WRITTEN PROBLEM: Retype the whole listing, please, keeping every line exact and dropping the pictures.
******************************
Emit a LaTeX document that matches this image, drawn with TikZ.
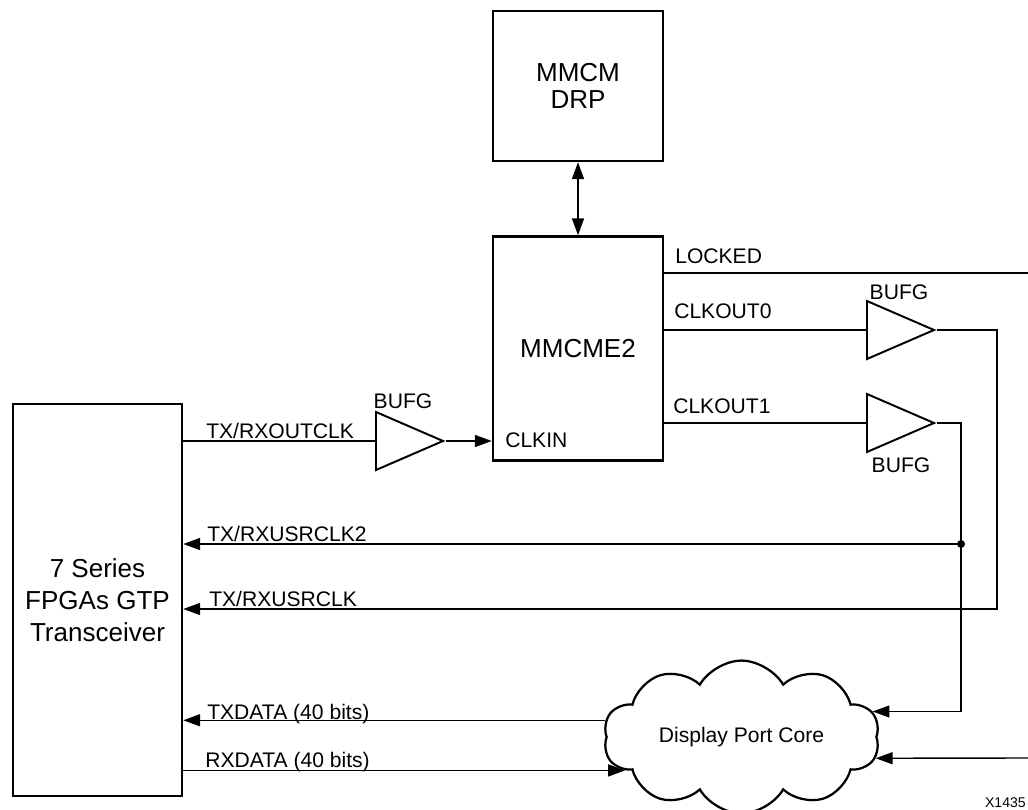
\documentclass[tikz,border=0pt]{standalone}
\usepackage{fontspec}
\setmainfont{Liberation Sans}
\usetikzlibrary{arrows.meta, positioning, shapes.geometric, shapes.symbols}

\begin{document}
\begin{tikzpicture}[x=0.025cm, y=-0.025cm, >={Triangle[length=4.2mm, width=3mm]},
  blk/.style={draw, line width=1.8pt, inner sep=0pt, align=center},
  bufg/.style={draw, line width=1.4pt, isosceles triangle, isosceles triangle stretches,
    inner sep=0pt, minimum width=1.45cm, minimum height=1.675cm, anchor=lower side},
  sig/.style={line width=1pt},
  lbl/.style={font=\fontsize{15}{18}\selectfont, inner sep=0pt, anchor=base west}]
  \useasboundingbox (0,0) rectangle (1028,810);

  % Blocks
  \node[blk, minimum width=4.25cm, minimum height=3.75cm,
    font=\fontsize{18.5}{19.2}\selectfont] (drp) at (578,86) {MMCM\\DRP};
  \node[blk, minimum width=4.25cm, minimum height=5.6cm,
    font=\fontsize{18.5}{22}\selectfont] (mm) at (578,348.5) {MMCME2};
  \node[blk, minimum width=4.225cm, minimum height=9.8cm,
    font=\fontsize{18.5}{22.8}\selectfont] (gtp) at (97.5,600)
    {7 Series\\FPGAs GTP\\Transceiver};
  \node[cloud, draw, line width=1.6pt, cloud puffs=10, cloud puff arc=120, aspect=2,
    minimum width=6.9cm, minimum height=3.38cm, inner sep=0pt,
    font=\fontsize{15}{18}\selectfont] (dp) at (741.5,737) {Display Port Core};

  % Clock buffers
  \node[bufg] (b1) at (375,441) {};
  \node[bufg] (b0) at (866,330) {};
  \node[bufg] (b2) at (866,423) {};
  \node[font=\fontsize{15}{18}\selectfont, inner sep=0pt, anchor=base] at (403,408) {BUFG};
  \node[font=\fontsize{15}{18}\selectfont, inner sep=0pt, anchor=base] at (899,299) {BUFG};
  \node[font=\fontsize{15}{18}\selectfont, inner sep=0pt, anchor=base] at (901,472) {BUFG};

  \coordinate (lk) at (1028,273);
  \coordinate (tap) at (961,544);
  \coordinate (turn) at (997,609);
  \coordinate (dpin) at (1028,758);

  % Clock path into the MMCM
  \draw[sig] (gtp.east |- b1.lower side) -- (b1.lower side);
  \draw[sig,->] (b1.apex) -- (mm.west |- b1.apex);
  \draw[sig,<->] (drp) -- (mm);

  % MMCM outputs
  \draw[sig] (mm.east |- lk) -- (lk);
  \draw[sig] (mm.east |- b0.lower side) -- (b0.lower side);
  \draw[sig] (mm.east |- b2.lower side) -- (b2.lower side);
  \draw[sig,->] (b0.apex) -| (turn) -- (gtp.east |- turn);
  \draw[sig,->] (b2.apex) -| (dp.11 -| tap) -- (dp.11);
  \draw[sig,->] (tap) -- (gtp.east |- tap);
  \fill (tap) circle (1mm);

  % Data paths
  \draw[sig,->] (dp.173) -- (gtp.east |- dp.173);
  \draw[sig,->] (gtp.east |- dp.196) -- (dp.196);
  \draw[sig,->] (dpin) -- (dp.351);

  % Signal names
  \node[lbl] at (206,438) {TX/RXOUTCLK};
  \node[lbl] at (207,541) {TX/RXUSRCLK2};
  \node[lbl] at (209,606) {TX/RXUSRCLK};
  \node[lbl] at (207,719) {TXDATA (40 bits)};
  \node[lbl] at (205,767) {RXDATA (40 bits)};
  \node[lbl] at (505,447) {CLKIN};
  \node[lbl] at (675,263) {LOCKED};
  \node[lbl] at (674,318) {CLKOUT0};
  \node[lbl] at (673,413) {CLKOUT1};
  \node[font=\fontsize{10}{12}\selectfont, inner sep=0pt, anchor=base east] at (1026,807) {X1435};
\end{tikzpicture}
\end{document}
******************************
COMPLETE ANSWER:
Emit a LaTeX document that matches this image, drawn with TikZ.
\documentclass[tikz,border=0pt]{standalone}
\usepackage{fontspec}
\setmainfont{Liberation Sans}
\usetikzlibrary{arrows.meta, positioning, shapes.geometric, shapes.symbols}

\begin{document}
\begin{tikzpicture}[x=0.025cm, y=-0.025cm, >={Triangle[length=4.2mm, width=3mm]},
  blk/.style={draw, line width=1.8pt, inner sep=0pt, align=center},
  bufg/.style={draw, line width=1.4pt, isosceles triangle, isosceles triangle stretches,
    inner sep=0pt, minimum width=1.45cm, minimum height=1.675cm, anchor=lower side},
  sig/.style={line width=1pt},
  lbl/.style={font=\fontsize{15}{18}\selectfont, inner sep=0pt, anchor=base west}]
  \useasboundingbox (0,0) rectangle (1028,810);

  % Blocks
  \node[blk, minimum width=4.25cm, minimum height=3.75cm,
    font=\fontsize{18.5}{19.2}\selectfont] (drp) at (578,86) {MMCM\\DRP};
  \node[blk, minimum width=4.25cm, minimum height=5.6cm,
    font=\fontsize{18.5}{22}\selectfont] (mm) at (578,348.5) {MMCME2};
  \node[blk, minimum width=4.225cm, minimum height=9.8cm,
    font=\fontsize{18.5}{22.8}\selectfont] (gtp) at (97.5,600)
    {7 Series\\FPGAs GTP\\Transceiver};
  \node[cloud, draw, line width=1.6pt, cloud puffs=10, cloud puff arc=120, aspect=2,
    minimum width=6.9cm, minimum height=3.38cm, inner sep=0pt,
    font=\fontsize{15}{18}\selectfont] (dp) at (741.5,737) {Display Port Core};

  % Clock buffers
  \node[bufg] (b1) at (375,441) {};
  \node[bufg] (b0) at (866,330) {};
  \node[bufg] (b2) at (866,423) {};
  \node[font=\fontsize{15}{18}\selectfont, inner sep=0pt, anchor=base] at (403,408) {BUFG};
  \node[font=\fontsize{15}{18}\selectfont, inner sep=0pt, anchor=base] at (899,299) {BUFG};
  \node[font=\fontsize{15}{18}\selectfont, inner sep=0pt, anchor=base] at (901,472) {BUFG};

  \coordinate (lk) at (1028,273);
  \coordinate (tap) at (961,544);
  \coordinate (turn) at (997,609);
  \coordinate (dpin) at (1028,758);

  % Clock path into the MMCM
  \draw[sig] (gtp.east |- b1.lower side) -- (b1.lower side);
  \draw[sig,->] (b1.apex) -- (mm.west |- b1.apex);
  \draw[sig,<->] (drp) -- (mm);

  % MMCM outputs
  \draw[sig] (mm.east |- lk) -- (lk);
  \draw[sig] (mm.east |- b0.lower side) -- (b0.lower side);
  \draw[sig] (mm.east |- b2.lower side) -- (b2.lower side);
  \draw[sig,->] (b0.apex) -| (turn) -- (gtp.east |- turn);
  \draw[sig,->] (b2.apex) -| (dp.11 -| tap) -- (dp.11);
  \draw[sig,->] (tap) -- (gtp.east |- tap);
  \fill (tap) circle (1mm);

  % Data paths
  \draw[sig,->] (dp.173) -- (gtp.east |- dp.173);
  \draw[sig,->] (gtp.east |- dp.196) -- (dp.196);
  \draw[sig,->] (dpin) -- (dp.351);

  % Signal names
  \node[lbl] at (206,438) {TX/RXOUTCLK};
  \node[lbl] at (207,541) {TX/RXUSRCLK2};
  \node[lbl] at (209,606) {TX/RXUSRCLK};
  \node[lbl] at (207,719) {TXDATA (40 bits)};
  \node[lbl] at (205,767) {RXDATA (40 bits)};
  \node[lbl] at (505,447) {CLKIN};
  \node[lbl] at (675,263) {LOCKED};
  \node[lbl] at (674,318) {CLKOUT0};
  \node[lbl] at (673,413) {CLKOUT1};
  \node[font=\fontsize{10}{12}\selectfont, inner sep=0pt, anchor=base east] at (1026,807) {X1435};
\end{tikzpicture}
\end{document}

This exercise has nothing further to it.